Su forma de cambiar de tema fue perfecta. El joven actor puso cara de asombro, al tiempo que el señor James consultaba su reloj como por acto reflejo.

—Pensaba que el recital iba a tener lugar la semana próxima —dijo con rapidez—. Espero que así sea, pues la verdad es que ahora tengo que irme. ¡Demonios! No me había dado cuenta de lo tarde que es. Es usted la anfitriona perfecta, señora Palinode.

La recepción ha sido espléndida. ¿Piensa venir a verme mañana? ¿O prefiere que venga yo a verla?

—Oh, por favor, venga usted… Ya sabe que soy una mujer muy perezosa —dijo, agitando su mano en una despedida graciosa y femenina. El banquero se abrió paso entre el gentío, saludando con la cabeza y haciendo guiños a diestro y siniestro.
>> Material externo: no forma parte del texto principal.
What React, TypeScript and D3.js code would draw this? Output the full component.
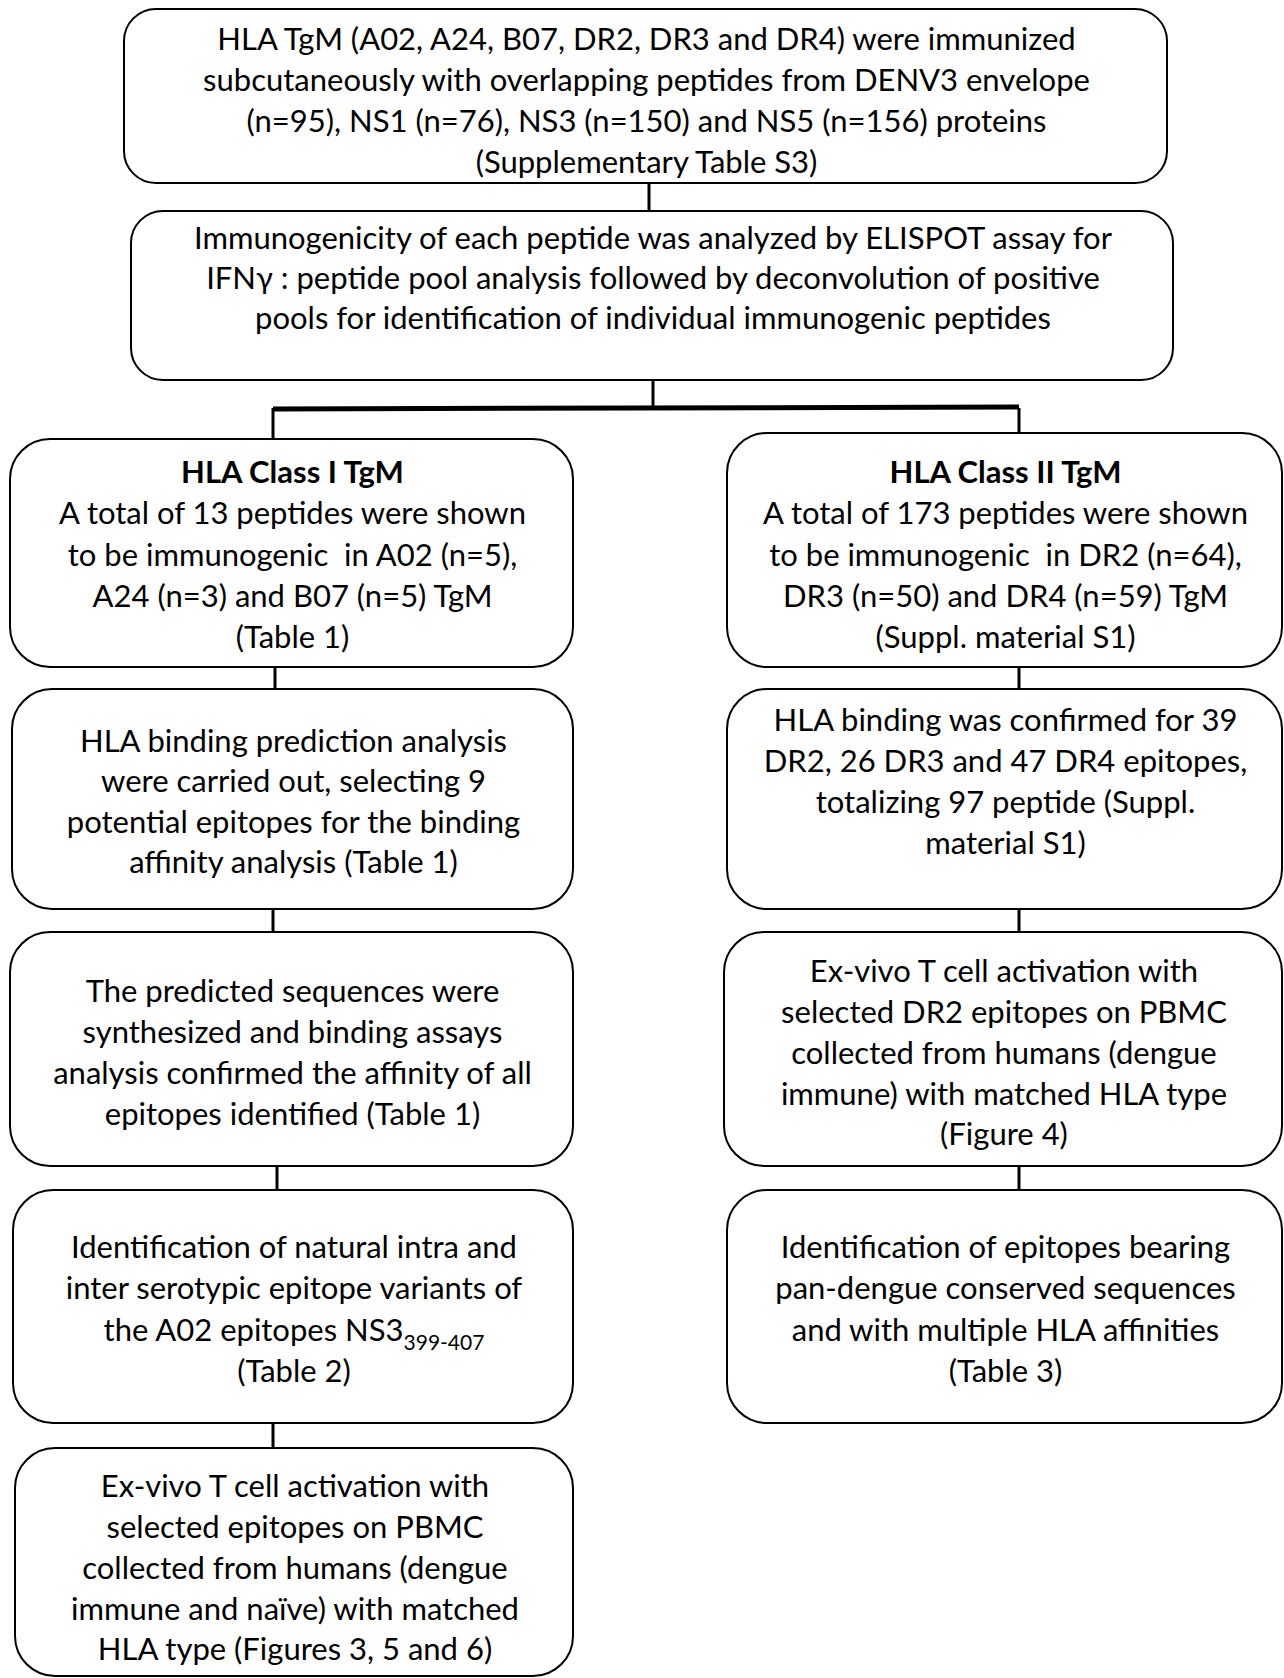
import React from 'react';
import * as d3 from 'd3';

// box texts, one array per box
const topLines = [
  'HLA TgM (A02, A24, B07, DR2, DR3 and DR4) were immunized',
  'subcutaneously with overlapping peptides from DENV3 envelope',
  '(n=95), NS1 (n=76), NS3 (n=150) and NS5 (n=156) proteins',
  '(Supplementary Table S3)',
];
const elispotLines = [
  'Immunogenicity of each peptide was analyzed by ELISPOT assay for',
  'IFNγ : peptide pool analysis followed by deconvolution of positive',
  'pools for identification of individual immunogenic peptides',
];
const classILines = [
  'HLA Class I TgM',
  'A total of 13 peptides were shown',
  'to be immunogenic  in A02 (n=5),',
  'A24 (n=3) and B07 (n=5) TgM',
  '(Table 1)',
];
const classIILines = [
  'HLA Class II TgM',
  'A total of 173 peptides were shown',
  'to be immunogenic  in DR2 (n=64),',
  'DR3 (n=50) and DR4 (n=59) TgM',
  '(Suppl. material S1)',
];
const predictionLines = [
  'HLA binding prediction analysis',
  'were carried out, selecting 9',
  'potential epitopes for the binding',
  'affinity analysis (Table 1)',
];
const bindingIILines = [
  'HLA binding was confirmed for 39',
  'DR2, 26 DR3 and 47 DR4 epitopes,',
  'totalizing 97 peptide (Suppl.',
  'material S1)',
];
const synthLines = [
  'The predicted sequences were',
  'synthesized and binding assays',
  'analysis confirmed the affinity of all',
  'epitopes identified (Table 1)',
];
const exvivoIILines = [
  'Ex-vivo T cell activation with',
  'selected DR2 epitopes on PBMC',
  'collected from humans (dengue',
  'immune) with matched HLA type',
  '(Figure 4)',
];
const variantLines = [
  'Identification of natural intra and',
  'inter serotypic epitope variants of',
  'the A02 epitopes NS3|399-407',
  '(Table 2)',
];
const panDengueLines = [
  'Identification of epitopes bearing',
  'pan-dengue conserved sequences',
  'and with multiple HLA affinities',
  '(Table 3)',
];
const exvivoILines = [
  'Ex-vivo T cell activation with',
  'selected epitopes on PBMC',
  'collected from humans (dengue',
  'immune and naïve) with matched',
  'HLA type (Figures 3, 5 and 6)',
];

const FONT = "Lato, 'Open Sans', sans-serif";
const FS = 31;

interface Box {
  x0: number; x1: number; y0: number; y1: number;
  lines: string[]; first: number; step: number; boldFirst?: boolean; r: number;
}

const boxes: Box[] = [
  { x0: 124, x1: 1167, y0: 9, y1: 183, lines: topLines, first: 39, step: 41, r: 32 },
  { x0: 131, x1: 1173, y0: 211, y1: 380, lines: elispotLines, first: 238, step: 40, r: 32 },
  { x0: 10, x1: 573, y0: 439, y1: 667, lines: classILines, first: 472, step: 41.3, boldFirst: true, r: 40 },
  { x0: 727, x1: 1282, y0: 433, y1: 667, lines: classIILines, first: 472, step: 41.3, boldFirst: true, r: 40 },
  { x0: 12, x1: 573, y0: 689, y1: 909, lines: predictionLines, first: 741, step: 40.3, r: 40 },
  { x0: 727, x1: 1282, y0: 689, y1: 909, lines: bindingIILines, first: 720, step: 41, r: 40 },
  { x0: 10, x1: 573, y0: 932, y1: 1166, lines: synthLines, first: 991, step: 41, r: 40 },
  { x0: 724, x1: 1282, y0: 932, y1: 1166, lines: exvivoIILines, first: 971, step: 40.8, r: 40 },
  { x0: 13, x1: 573, y0: 1190, y1: 1423, lines: variantLines, first: 1247, step: 41.3, r: 40 },
  { x0: 727, x1: 1282, y0: 1190, y1: 1423, lines: panDengueLines, first: 1247, step: 41.3, r: 40 },
  { x0: 15, x1: 573, y0: 1448, y1: 1676, lines: exvivoILines, first: 1486, step: 40.8, r: 40 },
];

// connectors [x, yStart, yEnd, width]
const verticals: [number, number, number, number][] = [
  [649, 183, 211, 3],
  [653, 380, 408, 3],
  [273, 408, 439, 3],
  [1019, 408, 433, 3],
  [275, 667, 689, 3],
  [1019, 667, 689, 3],
  [273, 909, 932, 3],
  [1019, 909, 932, 3],
  [277, 1166, 1190, 3],
  [1019, 1166, 1190, 3],
  [273, 1423, 1448, 3],
];

const renderLine = (line: string) => {
  if (line.includes('|')) {
    const [main, sub] = line.split('|');
    return (
      <>
        {main}
        <tspan fontSize={21} dy={9}>{sub}</tspan>
      </>
    );
  }
  return line;
};

const App: React.FC = () => {
  const W = 1284;
  const H = 1678;
  const bar = d3.line()([[273, 409], [1019, 407]]) || '';
  return (
    <svg width={W} height={H} style={{ position: 'absolute', left: 0, top: 0, background: '#fff' }}
      fontFamily={FONT}>
      <rect width={W} height={H} fill="#fff" />
      {verticals.map(([x, a, b, w], i) => (
        <line key={i} x1={x} x2={x} y1={a} y2={b} stroke="#000" strokeWidth={w} />
      ))}
      <path d={bar} stroke="#000" strokeWidth={5} fill="none" />
      {boxes.map((b, i) => (
        <g key={i}>
          <rect x={b.x0} y={b.y0} width={b.x1 - b.x0} height={b.y1 - b.y0} rx={b.r} ry={b.r}
            fill="#fff" stroke="#000" strokeWidth={2} />
          {b.lines.map((l, j) => (
            <text key={j} x={(b.x0 + b.x1) / 2 + 1} y={b.first + j * b.step + FS * 0.36}
              textAnchor="middle" fontSize={FS} fill="#000" style={{ whiteSpace: 'pre' }}
              fontWeight={b.boldFirst && j === 0 ? 700 : 400}>
              {renderLine(l)}
            </text>
          ))}
        </g>
      ))}
    </svg>
  );
};

export default App;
—Todo un caballero —comentó la vieja señora distraídamente—. Pero, bueno, Adrián, no irá usted a dejarlo porque se haya marchado, ¿verdad? Como si tuviera la menor importancia. ¿Qué le parece? ¿Vamos con ello? Hay demasiada gente para recitar a Ibsen, diría yo, pero siempre puede recurrir a Romeo y Julieta. A no ser que prefiera algo más moderno.

Campion echó una mirada a su alrededor en busca de una vía de escape, y se sorprendió al encontrarse con que el médico estaba a su lado.
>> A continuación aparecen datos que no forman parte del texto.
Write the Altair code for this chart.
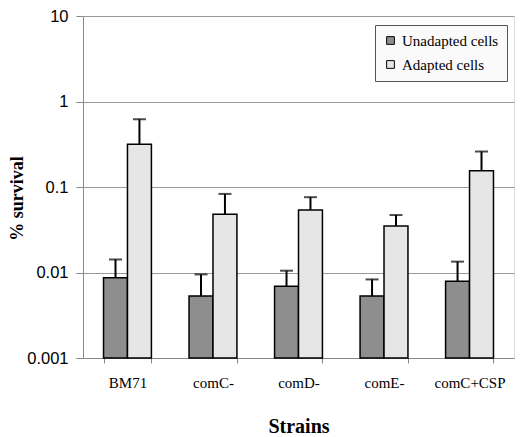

—Tengo entendido que fue usted quien descubrió a la persona que había estado mandándome esas cartas —dijo con voz queda, mirando a Campion a los ojos—. Me gustaría hablar con usted del asunto. Hay algo que quiero dejar claro: esa mujer no era paciente mía. Es decir, no llegué a tratarla. No estaba enferma. Como no fuera mentalmente, cosa que quizá llegué a decirle.
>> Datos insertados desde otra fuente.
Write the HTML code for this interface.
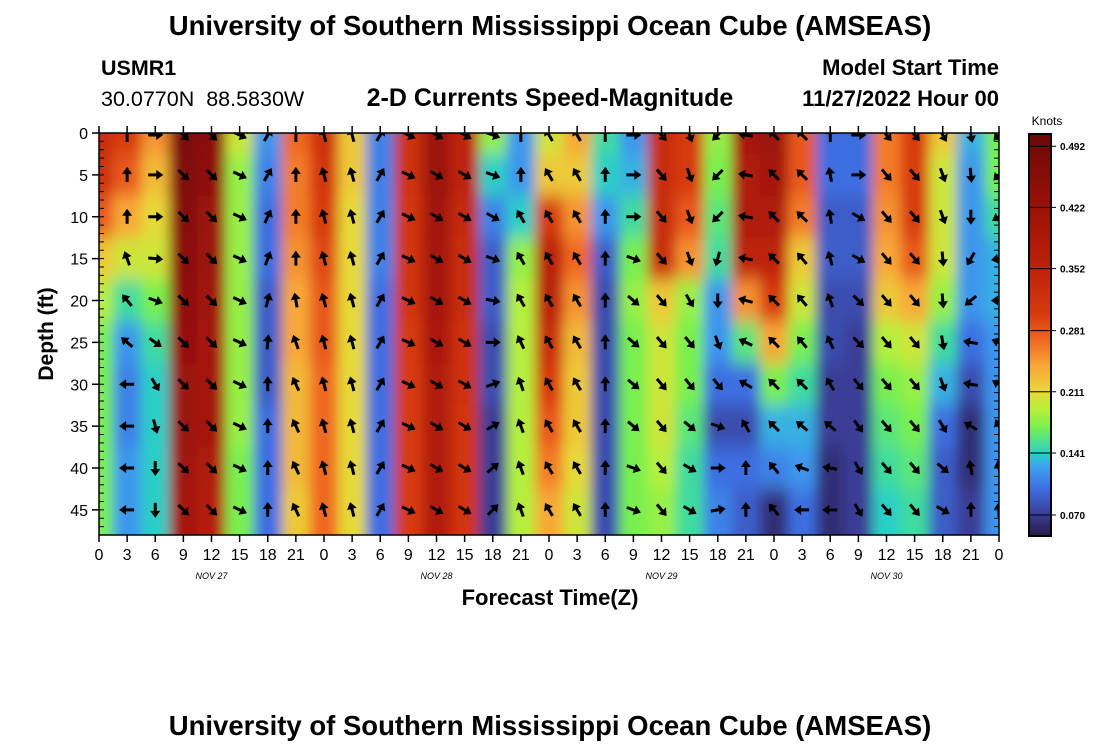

Siguió hablando en un murmullo que traslucía el agotamiento nervioso de quien ha estado pasándolo mal. Campion estaba a punto de apartarse cortésmente de su lado cuando Lugg apareció de improviso. No dijo palabra, sino que enarcó las cejas e hizo un gesto casi imperceptible con su grueso mentón, invitando a los dos a seguirlo. Así lo hicieron, y los tres salieron de la estancia con total discreción. Resultó que Renee los estaba esperando en el rellano. Estaba muy pálida y, nada más verlos, se les acercó y pasó los brazos por los hombros del uno y del otro, para luego conducirlos hacia las escaleras.

—Miren —dijo, haciendo lo posible por mantener un tono neutro—. Se trata de Lawrence. Ha tomado algo ahí dentro. No sé el qué, ni quién se lo ha dado… O incluso si todos los demás también lo han tomado, cosa que no quiero ni pensar. Pero será mejor que vayan ahora mismo. Yo… Oh, Albert, creo que se está muriendo.